Sarita Sarvate

San Jose Mercury News Opinion


The leaders who understood the truth-force


MY memories of our house in India are dominated by two objects: a candid portrait of Mahatma Gandhi wearing his famous wire-rimmed glasses, my parents’ wedding present; and hanging beside it on the living room wall, my brother’s charcoal sketch of John F. Kennedy Jr. saluting his father’s coffin. America and India were thus entwined in the psyches of our post-independence generation forever; India, the cradle of our glorious past, and America, the land of the enfolding future.

All of us remember exactly the moment when the Kennedy assassination dawned on our consciousness, and most of us can recall vividly the news of the death of Martin Luther King Jr. We shared with America a common legacy: that of the murders of our leaders who had taught us peace and non-violence.

I read King’s writings only recently, but what struck me about them was his understanding not only of Gandhi’s life and preachings, but also that of India and its complexities. Referring to his visit there in 1959, he marveled at the relatively little amount of crime despite overwhelming poverty.

India had made greater progress in its fight against untouchability, King declared, than America had against segregation, because Indian leaders from the prime minister down to the village councilmen had placed their moral power against the caste system.

King arrived at non-violent civil disobedience as a means to achieve social justice after much soul-searching.

In “Pilgrimage to Non-violence”, he expressed doubt that the “turn the other cheek” Christian philosophy would solve social problems. After studying existential scholars like Nietzsche and Sartre, and comprehending the finite freedom of human beings and the perilous structure of modern existence, he came upon the Gandhian concept of “Satyagraha”, or truth-force.

It is a testament to King’s leadership that, after contemplating the philosophy of non-violence in the early ’50s, by December 1955 he was able to organize an American Satyagraha in the form of the Montgomery bus boycott.

Yet, 50 years after India’s independence and 40 years after the birth of the civil rights movement, the world is replete with racial and ethnic conflict. One cannot help but wonder what our world would look like today if Western leaders such as Churchill, Truman and Eisenhower had put their moral faith in non-violence as a viable political strategy after World War II.

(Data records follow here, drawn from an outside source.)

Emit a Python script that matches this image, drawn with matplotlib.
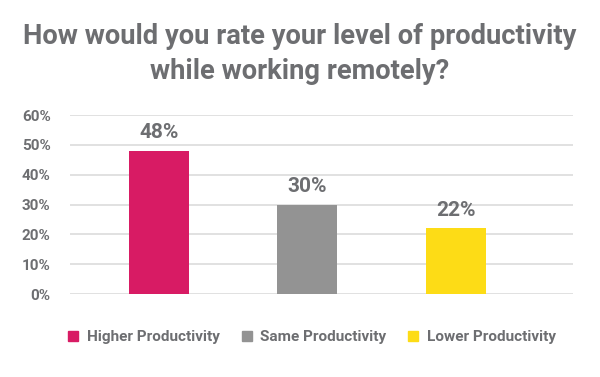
import matplotlib.pyplot as plt
from matplotlib.patches import Patch

# data
categories = ["Higher Productivity", "Same Productivity", "Lower Productivity"]
values = [48, 30, 22]
colors = ["#d81b64", "#939393", "#fddc16"]
yticks = [0, 10, 20, 30, 40, 50, 60]

text_gray = "#6d6e71"
plt.rcParams['font.family'] = ['Roboto', 'DejaVu Sans']

fig = plt.figure(figsize=(6, 3.77), dpi=100)
ax = fig.add_axes([70 / 600, 1 - 294 / 377, (573 - 70) / 600, (294 - 115) / 377])

x = list(range(len(categories)))
ax.bar(x, values, width=0.404, color=colors, zorder=3)
for xi, v in zip(x, values):
    ax.text(xi, v + 2.8, f"{v}%", ha="center", va="bottom", fontsize=15,
            fontweight="bold", color=text_gray)

ax.set_xlim(-0.6, 2.79)
ax.set_ylim(0, 60)
ax.set_yticks(yticks)
ax.set_yticklabels([f"{t}%" for t in yticks])
ax.set_xticks([])
ax.grid(axis="y", color="#dcdcdc", linewidth=1.2, zorder=0)
for s in ax.spines.values():
    s.set_visible(False)
ax.tick_params(axis="y", length=0, pad=14, labelsize=11, labelcolor=text_gray)
for lab in ax.get_yticklabels():
    lab.set_fontweight("bold")

fig.text(0.5, 0.857, "How would you rate your level of productivity\nwhile working remotely?",
         ha="center", va="center", fontsize=19.7, fontweight="bold", color=text_gray,
         linespacing=1.38)

handles = [Patch(color=c, label=l) for c, l in zip(colors, categories)]
leg = fig.legend(handles=handles, loc="center", bbox_to_anchor=(0.52, 0.105), ncol=3,
                 frameon=False, handlelength=0.65, handleheight=0.65, handletextpad=0.55,
                 columnspacing=1.45, prop={"size": 11, "weight": "bold"})
for t in leg.get_texts():
    t.set_color(text_gray)

fig.savefig("out.png", dpi=100)
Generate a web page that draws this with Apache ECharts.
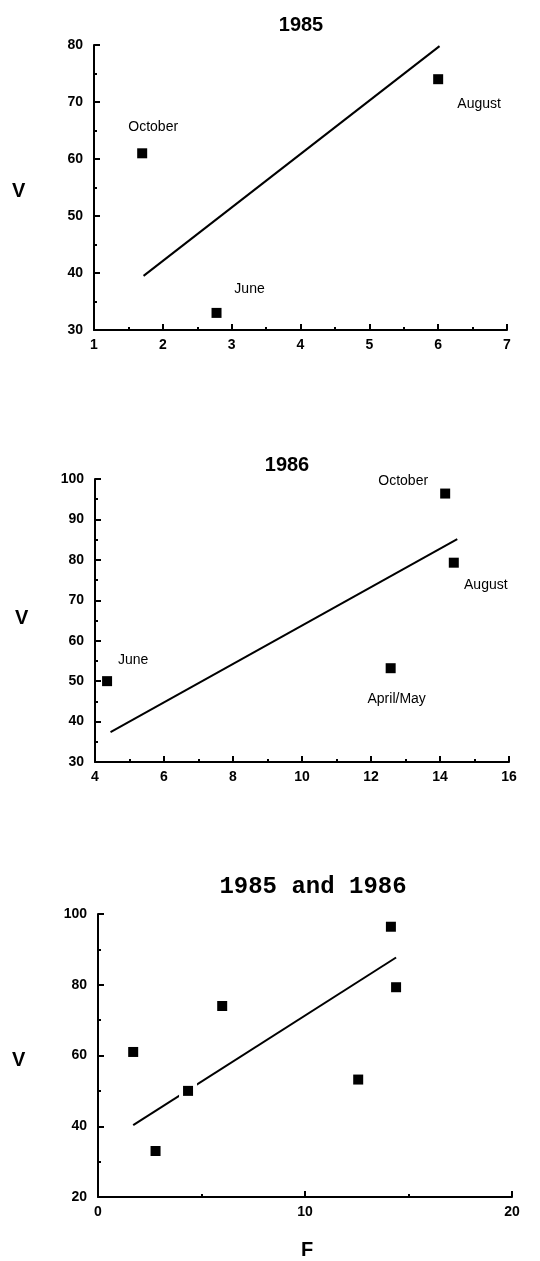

Could the land of Gandhi have so easily resorted to Hindu-Muslim and Sikh-Hindu tensions if America and Europe had set different examples through peaceful resolutions of conflicts in Korea, Vietnam and the Middle East?

Martin Luther King Jr. was the only Western leader visionary enough to preach that non-violent methods must be used in international relations as well.

Sadly, the leaders of the postwar West marginalized Gandhi into a brown buffoon by perpetuating the theory that a non-violent movement would not have succeeded against anyone other than the just and civilized British. Martin Luther King Jr. countered this argument often, insisting that non-violence was not an exercise in passivity, but the use of active moral force.

Instead of learning from the Eastern sage, the West has maintained a posture of moral superiority in the post-war era, hypocritically preaching the exercise of individual “human rights” to the world, while jeopardizing the rights and safety of millions through the stockpiling of nuclear arms and other weapons.

King spoke of three kinds of love described in the Greek language: eros, or aesthetic love; phihia, or mutual love; and agape, or understanding. He preached that we must use the last in appealing to our opponents. Perhaps it is time to start our individual pilgrimage to non-violence today by extending agape to those around us.

Saria Sarvate came to the United States from Nagpur, India, in 1976 to attend graduate school at the University of California-Berkeley. She is a senior policy analyst for the Public Utilities Commission.